## Directive
Take the lines from the head of the listing through the one bearing "var y = d3.scaleLinear().domain([0, .8]).range([395.7, 46.5]);" and copy them exactly, leaving every picture out.

## Information shown
+---+

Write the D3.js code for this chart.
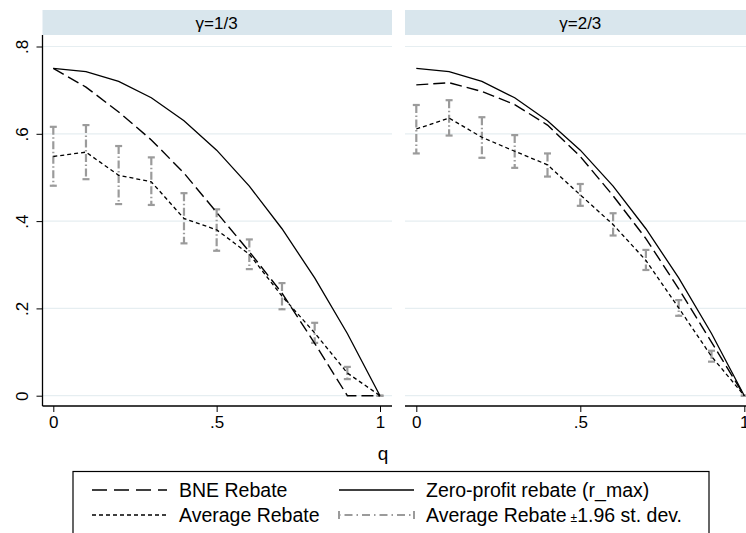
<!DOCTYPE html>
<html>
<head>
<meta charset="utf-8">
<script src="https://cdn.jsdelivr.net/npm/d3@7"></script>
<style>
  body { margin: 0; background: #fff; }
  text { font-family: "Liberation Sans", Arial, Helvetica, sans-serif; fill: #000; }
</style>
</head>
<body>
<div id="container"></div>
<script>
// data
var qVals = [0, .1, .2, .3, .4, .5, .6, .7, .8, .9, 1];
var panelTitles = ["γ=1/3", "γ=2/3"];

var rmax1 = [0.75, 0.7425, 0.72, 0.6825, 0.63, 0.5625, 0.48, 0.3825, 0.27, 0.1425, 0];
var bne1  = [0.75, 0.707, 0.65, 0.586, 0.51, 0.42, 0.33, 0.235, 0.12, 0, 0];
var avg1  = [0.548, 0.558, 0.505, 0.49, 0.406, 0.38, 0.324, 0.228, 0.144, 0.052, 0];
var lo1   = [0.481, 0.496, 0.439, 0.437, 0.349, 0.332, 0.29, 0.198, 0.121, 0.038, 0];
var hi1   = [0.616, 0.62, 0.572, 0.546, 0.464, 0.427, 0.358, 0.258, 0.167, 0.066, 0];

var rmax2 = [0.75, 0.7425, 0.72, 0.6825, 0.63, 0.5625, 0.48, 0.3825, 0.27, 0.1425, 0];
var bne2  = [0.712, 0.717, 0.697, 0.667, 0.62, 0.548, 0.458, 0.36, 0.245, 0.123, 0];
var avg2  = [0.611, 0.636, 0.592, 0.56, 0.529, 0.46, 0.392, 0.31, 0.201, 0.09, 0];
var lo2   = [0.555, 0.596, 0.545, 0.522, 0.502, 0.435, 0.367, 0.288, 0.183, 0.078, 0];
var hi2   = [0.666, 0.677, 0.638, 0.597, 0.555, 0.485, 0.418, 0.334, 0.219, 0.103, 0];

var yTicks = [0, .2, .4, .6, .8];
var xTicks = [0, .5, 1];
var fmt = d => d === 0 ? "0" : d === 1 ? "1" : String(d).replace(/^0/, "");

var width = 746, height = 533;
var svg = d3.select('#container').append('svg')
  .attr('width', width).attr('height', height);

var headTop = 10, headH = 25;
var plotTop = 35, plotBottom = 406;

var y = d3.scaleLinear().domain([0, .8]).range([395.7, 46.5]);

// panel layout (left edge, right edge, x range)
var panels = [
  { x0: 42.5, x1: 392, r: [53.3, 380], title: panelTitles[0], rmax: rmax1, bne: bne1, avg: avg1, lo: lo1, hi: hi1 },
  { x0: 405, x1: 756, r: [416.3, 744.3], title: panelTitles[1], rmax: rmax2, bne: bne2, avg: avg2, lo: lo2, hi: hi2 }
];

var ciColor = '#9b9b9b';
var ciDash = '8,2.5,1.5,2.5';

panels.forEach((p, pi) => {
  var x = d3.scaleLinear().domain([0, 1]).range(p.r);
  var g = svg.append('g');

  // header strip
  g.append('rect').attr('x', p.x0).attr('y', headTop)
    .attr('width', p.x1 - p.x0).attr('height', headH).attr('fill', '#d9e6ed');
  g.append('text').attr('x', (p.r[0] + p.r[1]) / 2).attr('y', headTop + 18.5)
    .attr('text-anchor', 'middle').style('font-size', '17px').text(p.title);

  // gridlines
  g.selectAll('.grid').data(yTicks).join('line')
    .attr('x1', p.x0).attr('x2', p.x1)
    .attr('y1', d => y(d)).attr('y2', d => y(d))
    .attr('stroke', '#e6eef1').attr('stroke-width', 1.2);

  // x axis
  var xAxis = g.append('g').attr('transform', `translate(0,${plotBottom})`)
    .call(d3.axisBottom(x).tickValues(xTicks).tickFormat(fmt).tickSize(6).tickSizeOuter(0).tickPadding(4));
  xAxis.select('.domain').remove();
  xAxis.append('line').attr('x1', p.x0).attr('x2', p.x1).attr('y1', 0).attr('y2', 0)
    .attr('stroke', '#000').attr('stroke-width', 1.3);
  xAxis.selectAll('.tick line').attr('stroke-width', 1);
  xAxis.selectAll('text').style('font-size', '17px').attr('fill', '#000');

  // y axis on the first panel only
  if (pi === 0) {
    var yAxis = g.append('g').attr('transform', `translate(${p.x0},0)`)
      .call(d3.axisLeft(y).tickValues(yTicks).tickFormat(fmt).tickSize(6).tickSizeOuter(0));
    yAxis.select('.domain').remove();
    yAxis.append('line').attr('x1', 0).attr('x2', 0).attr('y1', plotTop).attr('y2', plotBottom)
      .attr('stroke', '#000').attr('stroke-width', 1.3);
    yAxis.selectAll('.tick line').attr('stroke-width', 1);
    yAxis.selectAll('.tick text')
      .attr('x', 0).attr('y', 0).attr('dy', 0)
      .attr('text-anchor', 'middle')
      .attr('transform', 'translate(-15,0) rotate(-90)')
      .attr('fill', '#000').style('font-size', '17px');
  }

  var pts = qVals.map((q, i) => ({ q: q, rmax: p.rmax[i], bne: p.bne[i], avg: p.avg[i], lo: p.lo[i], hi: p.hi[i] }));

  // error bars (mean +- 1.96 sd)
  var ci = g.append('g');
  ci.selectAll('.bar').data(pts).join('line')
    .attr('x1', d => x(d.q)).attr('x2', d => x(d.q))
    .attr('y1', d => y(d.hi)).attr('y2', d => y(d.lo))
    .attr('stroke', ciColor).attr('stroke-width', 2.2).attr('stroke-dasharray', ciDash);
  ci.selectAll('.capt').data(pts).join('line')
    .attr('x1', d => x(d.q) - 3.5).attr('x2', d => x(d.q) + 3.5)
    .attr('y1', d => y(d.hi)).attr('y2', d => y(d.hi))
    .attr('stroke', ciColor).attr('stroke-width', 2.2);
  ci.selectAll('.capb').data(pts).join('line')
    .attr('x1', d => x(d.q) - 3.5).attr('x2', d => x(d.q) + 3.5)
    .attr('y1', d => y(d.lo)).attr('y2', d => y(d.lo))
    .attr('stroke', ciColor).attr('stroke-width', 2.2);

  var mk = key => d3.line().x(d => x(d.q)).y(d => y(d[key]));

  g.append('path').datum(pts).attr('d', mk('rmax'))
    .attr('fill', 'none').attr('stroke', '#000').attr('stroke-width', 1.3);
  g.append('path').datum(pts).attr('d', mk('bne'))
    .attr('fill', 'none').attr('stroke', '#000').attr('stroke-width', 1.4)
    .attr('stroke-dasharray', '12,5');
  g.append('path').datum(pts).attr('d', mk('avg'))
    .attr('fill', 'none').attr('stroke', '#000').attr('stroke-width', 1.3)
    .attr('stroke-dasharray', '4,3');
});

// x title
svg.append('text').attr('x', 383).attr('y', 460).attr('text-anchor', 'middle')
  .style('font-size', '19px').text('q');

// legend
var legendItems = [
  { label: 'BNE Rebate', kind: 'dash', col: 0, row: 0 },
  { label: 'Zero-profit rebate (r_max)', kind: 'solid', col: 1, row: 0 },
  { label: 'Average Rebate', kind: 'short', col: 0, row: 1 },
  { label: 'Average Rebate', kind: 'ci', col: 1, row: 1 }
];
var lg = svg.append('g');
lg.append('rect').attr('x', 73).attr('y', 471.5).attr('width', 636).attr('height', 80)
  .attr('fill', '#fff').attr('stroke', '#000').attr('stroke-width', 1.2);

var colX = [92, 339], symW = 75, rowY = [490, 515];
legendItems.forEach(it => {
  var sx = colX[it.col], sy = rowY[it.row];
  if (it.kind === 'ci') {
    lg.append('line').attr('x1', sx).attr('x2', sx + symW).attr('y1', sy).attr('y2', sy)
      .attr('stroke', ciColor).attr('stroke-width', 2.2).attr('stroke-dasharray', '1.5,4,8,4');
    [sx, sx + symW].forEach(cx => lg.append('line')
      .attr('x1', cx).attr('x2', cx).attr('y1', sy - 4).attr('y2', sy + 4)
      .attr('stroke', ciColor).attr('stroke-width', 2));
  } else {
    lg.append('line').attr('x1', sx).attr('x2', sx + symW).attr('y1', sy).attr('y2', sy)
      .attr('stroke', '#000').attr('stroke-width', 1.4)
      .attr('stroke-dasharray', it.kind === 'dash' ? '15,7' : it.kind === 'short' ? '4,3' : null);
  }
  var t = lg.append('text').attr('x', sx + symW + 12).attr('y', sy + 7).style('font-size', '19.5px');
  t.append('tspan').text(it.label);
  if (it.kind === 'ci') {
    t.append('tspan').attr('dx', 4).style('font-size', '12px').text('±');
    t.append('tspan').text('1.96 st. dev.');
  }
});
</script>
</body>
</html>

+---+

## Response to this exercise
Write the D3.js code for this chart.
<!DOCTYPE html>
<html>
<head>
<meta charset="utf-8">
<script src="https://cdn.jsdelivr.net/npm/d3@7"></script>
<style>
  body { margin: 0; background: #fff; }
  text { font-family: "Liberation Sans", Arial, Helvetica, sans-serif; fill: #000; }
</style>
</head>
<body>
<div id="container"></div>
<script>
// data
var qVals = [0, .1, .2, .3, .4, .5, .6, .7, .8, .9, 1];
var panelTitles = ["γ=1/3", "γ=2/3"];

var rmax1 = [0.75, 0.7425, 0.72, 0.6825, 0.63, 0.5625, 0.48, 0.3825, 0.27, 0.1425, 0];
var bne1  = [0.75, 0.707, 0.65, 0.586, 0.51, 0.42, 0.33, 0.235, 0.12, 0, 0];
var avg1  = [0.548, 0.558, 0.505, 0.49, 0.406, 0.38, 0.324, 0.228, 0.144, 0.052, 0];
var lo1   = [0.481, 0.496, 0.439, 0.437, 0.349, 0.332, 0.29, 0.198, 0.121, 0.038, 0];
var hi1   = [0.616, 0.62, 0.572, 0.546, 0.464, 0.427, 0.358, 0.258, 0.167, 0.066, 0];

var rmax2 = [0.75, 0.7425, 0.72, 0.6825, 0.63, 0.5625, 0.48, 0.3825, 0.27, 0.1425, 0];
var bne2  = [0.712, 0.717, 0.697, 0.667, 0.62, 0.548, 0.458, 0.36, 0.245, 0.123, 0];
var avg2  = [0.611, 0.636, 0.592, 0.56, 0.529, 0.46, 0.392, 0.31, 0.201, 0.09, 0];
var lo2   = [0.555, 0.596, 0.545, 0.522, 0.502, 0.435, 0.367, 0.288, 0.183, 0.078, 0];
var hi2   = [0.666, 0.677, 0.638, 0.597, 0.555, 0.485, 0.418, 0.334, 0.219, 0.103, 0];

var yTicks = [0, .2, .4, .6, .8];
var xTicks = [0, .5, 1];
var fmt = d => d === 0 ? "0" : d === 1 ? "1" : String(d).replace(/^0/, "");

var width = 746, height = 533;
var svg = d3.select('#container').append('svg')
  .attr('width', width).attr('height', height);

var headTop = 10, headH = 25;
var plotTop = 35, plotBottom = 406;

var y = d3.scaleLinear().domain([0, .8]).range([395.7, 46.5]);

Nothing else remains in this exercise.